Google confesses to massive data theft

Google has confessed that its trawl through people's unsecured wireless networks in some cases captured the entire content of e-mails, passwords, bank account details and records of sites visited.

The master of Internet search confessed in a blog post that inspections of the data Google collected that were carried out by agencies investigating possible breaches of privacy had turned up all sorts of things.

"It’s clear from those inspections that while most of the data is fragmentary, in some instances entire emails and URLs were captured, as well as passwords, " wrote Alan Eustace, senior VP, Engineering and Research.

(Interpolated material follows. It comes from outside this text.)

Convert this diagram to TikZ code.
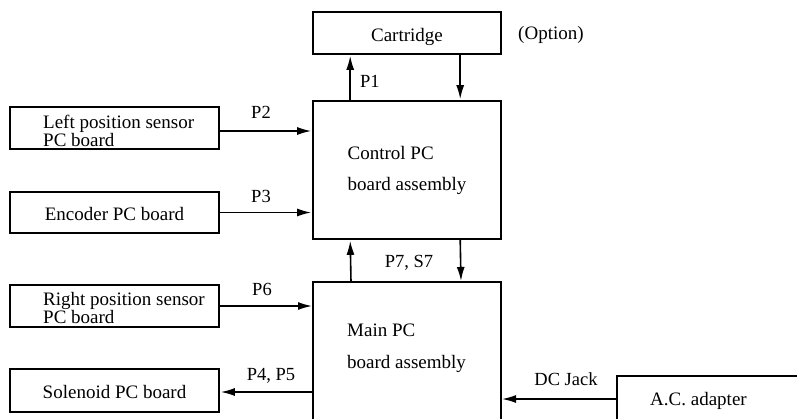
\documentclass[tikz,border=0pt]{standalone}
\usepackage{fontspec}
\setmainfont{Liberation Serif}
\usetikzlibrary{arrows.meta,calc}
\begin{document}
\begin{tikzpicture}[x=1pt,y=-1pt,
  lw/.style={line width=1.6pt},
  boxfont/.style={font=\fontsize{19}{18}\selectfont},
  lblfont/.style={font=\fontsize{18.5}{18}\selectfont, inner sep=0pt},
  blk/.style={draw, lw, rectangle, inner sep=0pt, boxfont, text height=16pt, text depth=0pt},
  hidden/.style={rectangle, inner sep=0pt, outer sep=0pt},
  txt/.style={inner sep=0pt, boxfont, align=left},
  arr/.style={lw, -{Latex[length=14pt,width=8pt]}, shorten >=1pt}
]
\useasboundingbox (0,0) rectangle (797,418);

% blocks
\node[blk, minimum width=188pt, minimum height=42pt] (cart) at (407,33) {Cartridge};
\node[blk, minimum width=188pt, minimum height=138pt, align=left,
      text height=, text depth=, font=\fontsize{19}{31}\selectfont] (ctrl) at (407,170) {Control PC\\board assembly};
\node[hidden, minimum width=188pt, minimum height=142pt] (main) at (407,353) {};
\draw[lw] (main.south west) -- (main.north west) -- (main.north east) -- (main.south east);
\node[txt, anchor=base west, font=\fontsize{19}{32}\selectfont] (maintext) at (347,368) {Main PC\\board assembly};

\node[blk, minimum width=209pt, minimum height=42pt] (lps) at (114.5,128) {};
\node[txt, anchor=base west] (lpstext) at (43,146) {Left position sensor\\PC board};
\node[blk, minimum width=209pt, minimum height=41pt] (enc) at (114.5,212.5) {Encoder PC board};
\node[blk, minimum width=209pt, minimum height=42pt] (rps) at (114.5,306) {};
\node[txt, anchor=base west] (rpstext) at (43,323) {Right position sensor\\PC board};
\node[blk, minimum width=209pt, minimum height=43pt] (sol) at (114.5,390.5) {Solenoid PC board};

\node[hidden, minimum width=180pt, minimum height=48pt] (ac) at (707,400) {};
\draw[lw] (ac.south west) -- (ac.north west) -- (ac.north east);
\node[txt, anchor=base west] (actext) at (650,405) {A.C. adapter};

\node[lblfont, anchor=base west, font=\fontsize{19}{18}\selectfont] (opt) at (518,39) {(Option)};

% connectors
\draw[arr] ([xshift=38pt]ctrl.north west) -- ([xshift=38pt]cart.south west);
\draw[arr] ([xshift=148pt]cart.south west) -- ([xshift=148pt]ctrl.north west);
\draw[arr] ([xshift=38pt]main.north west) -- ([xshift=38pt]ctrl.south west);
\draw[arr] ([xshift=148pt]ctrl.south west) -- ([xshift=148pt]main.north west);
\draw[arr] ([yshift=-3pt]lps.east) -- ([yshift=-3pt]lps.east -| ctrl.west);
\draw[arr] (enc.east) -- (enc.east -| ctrl.west);
\draw[arr] (rps.east) -- (rps.east -| main.west);
\draw[arr] ([yshift=-1.5pt]sol.east -| main.west) -- ([yshift=-1.5pt]sol.east);
\draw[arr] ([yshift=1pt]ac.west) -- ([yshift=1pt]ac.west -| main.east);

% labels
\node[lblfont, anchor=base west] (lp1) at (360,87) {P1};
\node[lblfont, anchor=base] (lp2) at (261,118) {P2};
\node[lblfont, anchor=base] (lp3) at (261,202) {P3};
\node[lblfont, anchor=base] (lp6) at (262,295) {P6};
\node[lblfont, anchor=base] (lp45) at (271,380) {P4, P5};
\node[lblfont, anchor=base] (lp7) at (409,267) {P7, S7};
\node[lblfont, anchor=base] (ldc) at (566,385) {DC Jack};
\end{tikzpicture}
\end{document}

He said Google was "mortified by what happened."

Referring to an earlier blog post. Eustace said: "When I wrote it, no one inside Google had analyzed in detail the data we had mistakenly collected, so we did not know for sure what the disks contained. Since then a number of external regulators have inspected the data as part of their investigations (seven of which have now been concluded)."

Eustace said: "We want to delete this data as soon as possible," probably to destroy the evidence.

Google chief Eric Schmidt earlier warned that personal data such as bank account details could be among the data collected.

It also initially denied any knowledge of the code despite having stored some 600GB of data it collected in a number of hard disks which have now been destroyed.

Initially Google claimed: "Google did collect publicly broadcast SSID information (the WiFi network name) and MAC addresses."

It later confessed this was not true: "It’s now clear," wrote Alan Eustace, in May, "that we have been mistakenly collecting samples of payload data from open (i.e. non-password-protected) WiFi networks."

Google insisted that these snippets of payload data would not be useful or contain any personally-identifiable data.

Schmidt later admitted that such information as bank account details could be amongst the data collected.

The outfit said it was initiating procedures to ensure such invasions won't happen again.